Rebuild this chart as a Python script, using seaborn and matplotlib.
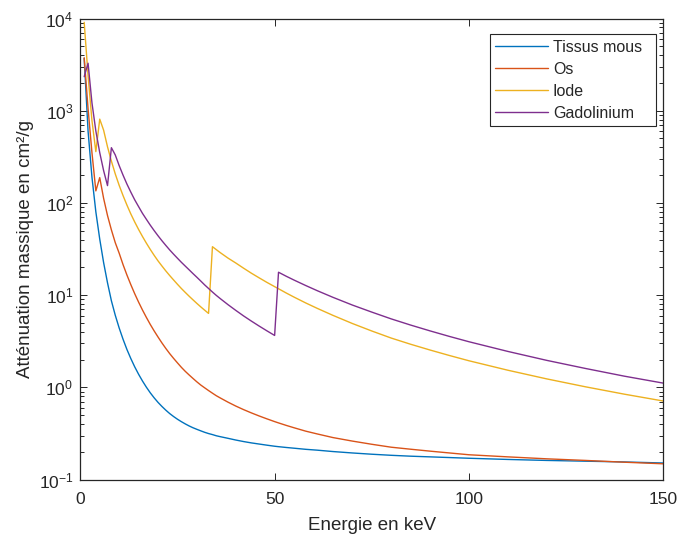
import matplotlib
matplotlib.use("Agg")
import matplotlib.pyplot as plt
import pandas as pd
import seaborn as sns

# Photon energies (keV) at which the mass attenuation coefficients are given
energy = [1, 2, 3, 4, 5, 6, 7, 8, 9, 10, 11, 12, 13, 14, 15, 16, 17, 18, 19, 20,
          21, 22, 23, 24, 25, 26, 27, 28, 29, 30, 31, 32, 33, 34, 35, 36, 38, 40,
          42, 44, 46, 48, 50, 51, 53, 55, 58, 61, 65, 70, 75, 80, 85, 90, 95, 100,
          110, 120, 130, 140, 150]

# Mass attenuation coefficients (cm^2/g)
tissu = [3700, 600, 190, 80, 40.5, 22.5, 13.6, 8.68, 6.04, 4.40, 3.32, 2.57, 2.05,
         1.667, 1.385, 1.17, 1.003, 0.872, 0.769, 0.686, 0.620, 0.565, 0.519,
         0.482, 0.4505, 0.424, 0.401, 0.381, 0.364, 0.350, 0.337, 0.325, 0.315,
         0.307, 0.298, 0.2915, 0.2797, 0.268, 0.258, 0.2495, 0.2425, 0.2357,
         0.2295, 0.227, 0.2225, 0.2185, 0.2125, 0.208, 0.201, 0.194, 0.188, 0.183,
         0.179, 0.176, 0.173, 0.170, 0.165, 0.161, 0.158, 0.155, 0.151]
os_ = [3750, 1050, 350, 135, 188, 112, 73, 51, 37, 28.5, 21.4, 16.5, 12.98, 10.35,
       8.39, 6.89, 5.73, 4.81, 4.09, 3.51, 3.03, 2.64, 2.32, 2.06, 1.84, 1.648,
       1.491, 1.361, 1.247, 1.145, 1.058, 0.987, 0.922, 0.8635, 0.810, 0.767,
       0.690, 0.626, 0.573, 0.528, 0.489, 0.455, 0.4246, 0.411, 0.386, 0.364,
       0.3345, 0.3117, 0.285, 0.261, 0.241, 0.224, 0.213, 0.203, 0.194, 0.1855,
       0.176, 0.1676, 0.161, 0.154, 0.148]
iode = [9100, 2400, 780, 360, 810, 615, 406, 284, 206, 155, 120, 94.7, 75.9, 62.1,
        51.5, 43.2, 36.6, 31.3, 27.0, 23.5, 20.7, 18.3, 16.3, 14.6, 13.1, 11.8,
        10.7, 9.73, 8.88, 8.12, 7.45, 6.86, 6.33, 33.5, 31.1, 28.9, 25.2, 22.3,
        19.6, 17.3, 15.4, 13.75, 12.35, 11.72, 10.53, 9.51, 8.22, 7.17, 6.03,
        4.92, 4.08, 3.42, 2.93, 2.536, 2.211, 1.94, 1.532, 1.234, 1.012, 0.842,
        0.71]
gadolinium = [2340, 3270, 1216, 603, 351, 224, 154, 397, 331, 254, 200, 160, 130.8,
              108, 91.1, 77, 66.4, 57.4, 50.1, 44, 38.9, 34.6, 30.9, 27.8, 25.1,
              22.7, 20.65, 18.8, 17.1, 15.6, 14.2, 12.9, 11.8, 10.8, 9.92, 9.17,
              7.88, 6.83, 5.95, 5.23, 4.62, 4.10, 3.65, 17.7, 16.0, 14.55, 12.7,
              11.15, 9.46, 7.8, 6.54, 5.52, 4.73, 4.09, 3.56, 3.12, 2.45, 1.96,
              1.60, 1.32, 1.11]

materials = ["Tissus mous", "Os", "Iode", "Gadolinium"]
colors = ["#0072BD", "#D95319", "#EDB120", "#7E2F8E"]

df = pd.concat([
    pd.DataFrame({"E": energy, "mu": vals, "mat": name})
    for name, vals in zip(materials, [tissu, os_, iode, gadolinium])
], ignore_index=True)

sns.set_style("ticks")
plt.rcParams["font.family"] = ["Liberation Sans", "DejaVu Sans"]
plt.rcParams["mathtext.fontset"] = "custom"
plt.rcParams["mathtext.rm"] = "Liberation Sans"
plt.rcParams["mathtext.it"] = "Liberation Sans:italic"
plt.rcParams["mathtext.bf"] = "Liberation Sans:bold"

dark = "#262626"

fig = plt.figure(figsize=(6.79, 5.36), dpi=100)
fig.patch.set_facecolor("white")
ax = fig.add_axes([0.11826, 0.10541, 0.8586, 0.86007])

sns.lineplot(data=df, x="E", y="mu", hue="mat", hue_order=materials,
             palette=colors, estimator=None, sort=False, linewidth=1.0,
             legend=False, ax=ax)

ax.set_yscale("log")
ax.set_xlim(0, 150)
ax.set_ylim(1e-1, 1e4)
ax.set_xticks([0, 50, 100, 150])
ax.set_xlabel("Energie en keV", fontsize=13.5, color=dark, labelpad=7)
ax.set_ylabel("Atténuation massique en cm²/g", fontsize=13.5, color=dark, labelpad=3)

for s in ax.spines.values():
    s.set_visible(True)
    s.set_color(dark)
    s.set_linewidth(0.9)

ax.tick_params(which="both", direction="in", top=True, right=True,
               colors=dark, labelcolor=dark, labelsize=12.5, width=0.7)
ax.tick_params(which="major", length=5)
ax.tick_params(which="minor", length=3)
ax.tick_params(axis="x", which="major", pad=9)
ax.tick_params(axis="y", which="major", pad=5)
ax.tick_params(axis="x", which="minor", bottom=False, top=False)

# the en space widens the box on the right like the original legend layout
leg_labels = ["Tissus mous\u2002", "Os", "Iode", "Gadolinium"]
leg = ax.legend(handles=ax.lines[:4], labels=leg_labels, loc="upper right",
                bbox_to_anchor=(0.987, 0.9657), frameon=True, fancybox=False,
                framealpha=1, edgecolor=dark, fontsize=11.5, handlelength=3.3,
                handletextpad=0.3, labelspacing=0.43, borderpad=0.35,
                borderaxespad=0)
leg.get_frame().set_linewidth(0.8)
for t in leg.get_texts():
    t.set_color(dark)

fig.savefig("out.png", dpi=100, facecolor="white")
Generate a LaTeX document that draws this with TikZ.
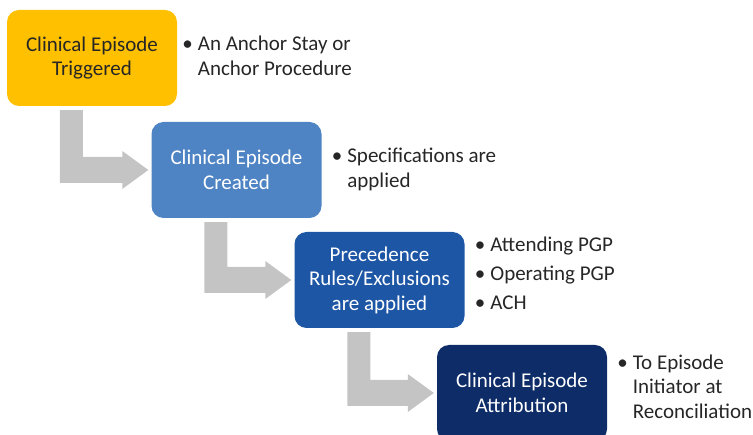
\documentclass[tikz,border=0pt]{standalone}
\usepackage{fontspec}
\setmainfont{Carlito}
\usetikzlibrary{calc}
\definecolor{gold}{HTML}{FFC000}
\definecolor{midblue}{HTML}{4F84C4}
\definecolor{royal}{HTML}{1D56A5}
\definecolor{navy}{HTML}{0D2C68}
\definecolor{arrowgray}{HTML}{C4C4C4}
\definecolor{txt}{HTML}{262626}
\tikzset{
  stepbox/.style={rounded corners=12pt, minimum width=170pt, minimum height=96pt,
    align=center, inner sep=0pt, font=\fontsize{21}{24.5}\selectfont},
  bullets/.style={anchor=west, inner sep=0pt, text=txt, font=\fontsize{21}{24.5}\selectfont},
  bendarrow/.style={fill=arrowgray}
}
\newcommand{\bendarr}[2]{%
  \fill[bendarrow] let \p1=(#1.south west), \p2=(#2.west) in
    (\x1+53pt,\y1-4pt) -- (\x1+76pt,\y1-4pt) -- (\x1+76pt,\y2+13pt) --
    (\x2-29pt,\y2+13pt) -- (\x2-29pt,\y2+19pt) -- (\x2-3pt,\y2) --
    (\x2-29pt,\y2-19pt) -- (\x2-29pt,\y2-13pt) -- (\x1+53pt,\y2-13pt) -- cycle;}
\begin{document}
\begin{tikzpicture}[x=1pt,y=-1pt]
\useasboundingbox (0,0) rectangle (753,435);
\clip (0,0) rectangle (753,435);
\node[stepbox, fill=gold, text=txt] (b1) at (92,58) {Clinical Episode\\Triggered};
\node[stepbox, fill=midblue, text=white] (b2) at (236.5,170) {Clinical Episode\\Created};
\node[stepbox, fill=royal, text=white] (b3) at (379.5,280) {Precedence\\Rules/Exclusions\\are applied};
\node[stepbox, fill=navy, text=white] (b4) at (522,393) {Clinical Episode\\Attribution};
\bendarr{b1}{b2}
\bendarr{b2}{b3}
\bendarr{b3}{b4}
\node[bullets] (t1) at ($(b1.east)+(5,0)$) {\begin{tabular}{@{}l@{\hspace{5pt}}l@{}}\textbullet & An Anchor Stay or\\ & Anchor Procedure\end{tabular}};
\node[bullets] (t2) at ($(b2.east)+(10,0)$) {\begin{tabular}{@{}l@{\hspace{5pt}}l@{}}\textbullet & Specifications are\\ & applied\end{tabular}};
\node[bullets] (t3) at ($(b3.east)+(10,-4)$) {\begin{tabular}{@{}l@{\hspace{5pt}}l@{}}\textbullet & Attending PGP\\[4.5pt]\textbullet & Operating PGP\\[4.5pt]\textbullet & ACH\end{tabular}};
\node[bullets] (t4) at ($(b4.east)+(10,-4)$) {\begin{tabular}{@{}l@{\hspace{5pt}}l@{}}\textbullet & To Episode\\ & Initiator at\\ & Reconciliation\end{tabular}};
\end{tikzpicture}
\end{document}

=-=-=

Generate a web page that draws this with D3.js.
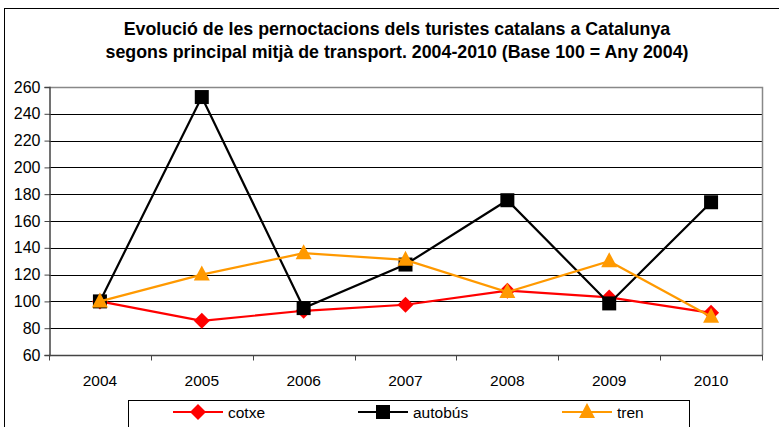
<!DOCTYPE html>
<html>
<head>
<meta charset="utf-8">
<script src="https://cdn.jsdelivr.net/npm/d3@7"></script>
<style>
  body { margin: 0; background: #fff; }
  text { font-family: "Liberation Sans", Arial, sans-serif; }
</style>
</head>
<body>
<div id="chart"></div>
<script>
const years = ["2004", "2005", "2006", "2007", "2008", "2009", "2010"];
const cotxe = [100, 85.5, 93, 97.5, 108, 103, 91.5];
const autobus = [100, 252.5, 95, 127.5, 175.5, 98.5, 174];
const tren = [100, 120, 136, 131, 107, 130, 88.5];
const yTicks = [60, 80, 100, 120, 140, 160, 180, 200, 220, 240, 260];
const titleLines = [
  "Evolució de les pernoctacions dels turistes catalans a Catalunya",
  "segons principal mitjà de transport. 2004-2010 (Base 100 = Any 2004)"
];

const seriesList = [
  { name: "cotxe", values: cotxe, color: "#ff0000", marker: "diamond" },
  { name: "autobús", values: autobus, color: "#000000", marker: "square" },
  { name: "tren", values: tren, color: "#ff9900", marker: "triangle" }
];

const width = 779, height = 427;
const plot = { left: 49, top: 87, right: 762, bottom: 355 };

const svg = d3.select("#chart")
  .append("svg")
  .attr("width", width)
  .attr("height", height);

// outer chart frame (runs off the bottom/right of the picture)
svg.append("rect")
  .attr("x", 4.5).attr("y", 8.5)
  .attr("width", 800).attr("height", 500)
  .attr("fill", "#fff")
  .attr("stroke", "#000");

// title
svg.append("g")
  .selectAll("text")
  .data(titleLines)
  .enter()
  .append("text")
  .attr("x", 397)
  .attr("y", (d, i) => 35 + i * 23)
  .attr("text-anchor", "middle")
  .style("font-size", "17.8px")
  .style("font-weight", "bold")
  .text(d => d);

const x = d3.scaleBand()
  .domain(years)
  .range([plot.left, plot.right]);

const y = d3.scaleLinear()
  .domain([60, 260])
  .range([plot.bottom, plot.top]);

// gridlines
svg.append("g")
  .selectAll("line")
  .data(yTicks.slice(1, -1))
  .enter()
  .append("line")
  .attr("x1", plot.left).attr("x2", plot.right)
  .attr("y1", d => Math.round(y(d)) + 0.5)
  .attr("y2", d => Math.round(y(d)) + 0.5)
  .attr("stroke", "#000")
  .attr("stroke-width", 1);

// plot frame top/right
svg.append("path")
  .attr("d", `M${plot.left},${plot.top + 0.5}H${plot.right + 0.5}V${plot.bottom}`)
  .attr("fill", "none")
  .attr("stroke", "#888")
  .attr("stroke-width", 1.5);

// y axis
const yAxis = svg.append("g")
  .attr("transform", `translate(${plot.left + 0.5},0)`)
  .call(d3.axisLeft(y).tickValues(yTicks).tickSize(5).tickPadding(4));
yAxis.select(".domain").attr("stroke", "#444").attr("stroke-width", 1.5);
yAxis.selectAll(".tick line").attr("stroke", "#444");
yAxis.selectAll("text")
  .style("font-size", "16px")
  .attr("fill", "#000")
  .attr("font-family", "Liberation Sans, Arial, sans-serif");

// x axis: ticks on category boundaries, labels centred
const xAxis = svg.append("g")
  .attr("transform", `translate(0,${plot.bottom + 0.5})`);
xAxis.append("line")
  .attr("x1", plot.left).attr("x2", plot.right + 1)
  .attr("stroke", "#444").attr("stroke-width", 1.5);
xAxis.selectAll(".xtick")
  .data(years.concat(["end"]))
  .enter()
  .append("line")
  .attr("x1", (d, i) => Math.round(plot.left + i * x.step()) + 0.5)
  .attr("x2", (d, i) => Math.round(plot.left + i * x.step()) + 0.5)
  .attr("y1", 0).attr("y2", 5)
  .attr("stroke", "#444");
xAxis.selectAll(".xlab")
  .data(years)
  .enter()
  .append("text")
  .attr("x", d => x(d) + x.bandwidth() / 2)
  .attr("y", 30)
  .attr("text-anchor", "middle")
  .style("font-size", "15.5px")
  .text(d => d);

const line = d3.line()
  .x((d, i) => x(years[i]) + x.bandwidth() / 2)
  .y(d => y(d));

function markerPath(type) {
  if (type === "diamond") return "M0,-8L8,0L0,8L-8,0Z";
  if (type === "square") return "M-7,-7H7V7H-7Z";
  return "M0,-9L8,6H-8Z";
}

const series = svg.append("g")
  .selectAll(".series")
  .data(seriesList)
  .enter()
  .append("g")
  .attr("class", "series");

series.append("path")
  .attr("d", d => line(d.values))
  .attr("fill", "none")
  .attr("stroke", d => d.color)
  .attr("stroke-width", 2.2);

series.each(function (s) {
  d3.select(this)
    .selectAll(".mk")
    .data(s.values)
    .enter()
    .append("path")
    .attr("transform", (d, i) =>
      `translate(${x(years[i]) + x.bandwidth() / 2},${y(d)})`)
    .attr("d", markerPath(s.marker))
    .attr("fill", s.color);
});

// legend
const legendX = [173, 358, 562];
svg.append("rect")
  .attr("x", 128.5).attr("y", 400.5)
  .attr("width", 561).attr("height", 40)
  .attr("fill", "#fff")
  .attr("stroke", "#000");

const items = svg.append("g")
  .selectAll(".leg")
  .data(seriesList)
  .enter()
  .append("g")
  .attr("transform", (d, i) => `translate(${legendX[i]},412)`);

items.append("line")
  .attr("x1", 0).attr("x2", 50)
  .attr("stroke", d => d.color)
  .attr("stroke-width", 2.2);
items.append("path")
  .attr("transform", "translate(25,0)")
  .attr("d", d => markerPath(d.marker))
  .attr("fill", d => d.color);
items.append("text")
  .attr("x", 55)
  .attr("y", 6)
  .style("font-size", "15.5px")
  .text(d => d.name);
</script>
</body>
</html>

=-=-=

Across the entries above, how many lines contain "with"? Provide only the count.

2